I have a new friend. Her name is Katie and we met our first morning at the hotel. She and I agree that Paul eats too much at breakfast. I saw her later in the afternoon at the formal High Tea. She dashed over to say hi and I shrieked (quietly) when I saw her. Then Katie looked down at the tray of tea sandwiches she was carrying as the hostess with her clipboard walked up to us.
“Are you enjoying your tea?” She asked. She looked at Katie with a direct stare.
“Yes,” Paul and I said together.
“Very good,” she said and sauntered away.
“Meanie,” I said under my breath.
Paul and I shopped all day. We counted off on our fingers the gifts we needed to buy for our family members. The bags began piling up—African clothes for Dane and Emma, tea and a Zebra mask for SarahKate and Brian, a kissing Meer cat carving for Connor and Sam.
We had a big night ahead of us. For a long time, one of the adventures on our “bucket list” had been to attend a Chef’s Table. At 7:00 we would be seated at a table in the middle of the kitchen of the five-star hotel restaurant. All night long everyone in the kitchen from the wait staff, to the sous chef, demi chef, pastry chef, the sommelier, and the big kahuna—the chef himself—would stop by our table to bring us food and wine and describe the preparation of food and its origins.
It had been kindly explained to us that men would be expected to wear a collared shirt and women a dress. Even though we had dressy clothes hanging in the closet in our suite, I wanted something new. (Who wouldn’t?) So, while shopping at a Pan African Market, we met a store owner who takes measurements and makes one-of-a-kind, custom fit African clothes for people. His shop is filled floor to ceiling with colorful fabrics and different textures. The colors and patterns were a riot of color. They couldn’t be organized by hue as the patterns contained so many different designs and pictures. Paul and I looked at each other. They were by far the most expensive clothes we had looked at all day, but to be able to say a tailor made a blue African collared shirt and a swirly green halter dress just for us…they will hang in our closet forever. We had to keep up our end of the bargain, however. Paul had better back off those breakfasts, and maybe just one glass of wine a night for me would keep that dress within reach. The tailor informed us to return at 4:00 to pick up our clothes.
Six hours later we picked up our clothes and walked back to the hotel with them hung over our arms. They had been pressed and starched. We walked through the park next to the hotel. The staff was streaming out of the basement of the building. It was the end of their day. Their uniforms were left behind and replaced with jeans, headscarves, and serviceable jackets. I looked hungrily for Katie. I scanned the women’s faces, but not many met my gaze.
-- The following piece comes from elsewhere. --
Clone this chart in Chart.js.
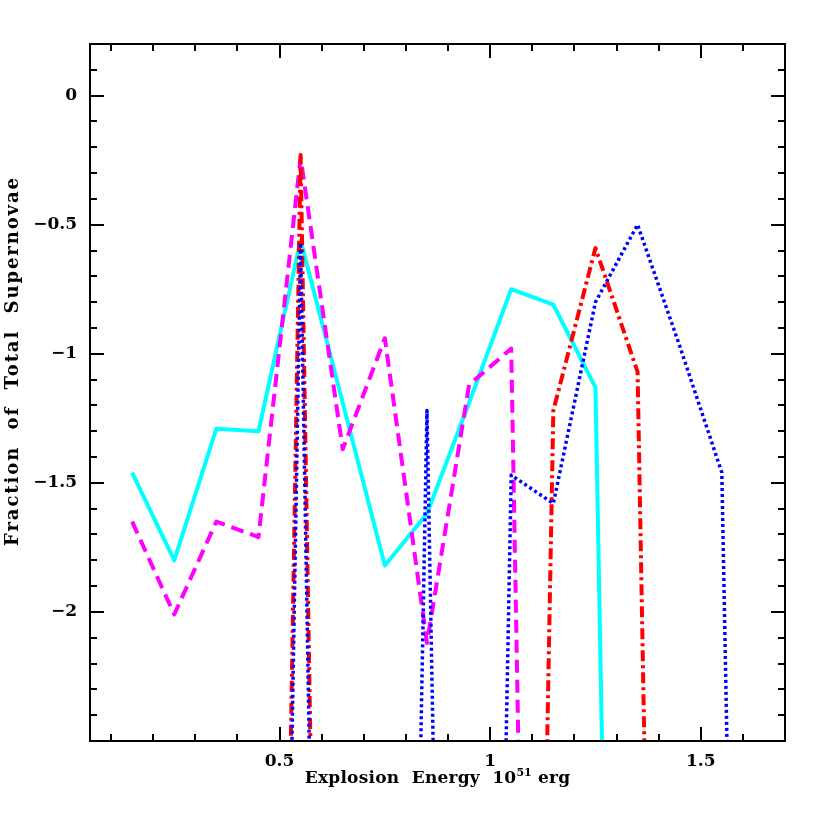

They flowed around us and we were like an island in their wake. They laughed and chattered to one another, some in English, but more in different languages that all blended into one. They didn’t look back at the Mount Nelson. It would be there for them in the morning.
We looked ahead at its pink façade. In one day we had spent 5,000 Rand–$500 American dollars for a night of wearing beautiful clothes and dining in the midst of smoking pans, sous chefs shouting instructions at their helpers, and watching food appear in front of us that took our breathe away.
What would Katie have thought of it all? I think she would be happy for me. I believe she would smile, squeeze my wrist, and say as she does each time we greet each other, “You look so happy. Be happy today. It is a fine day.”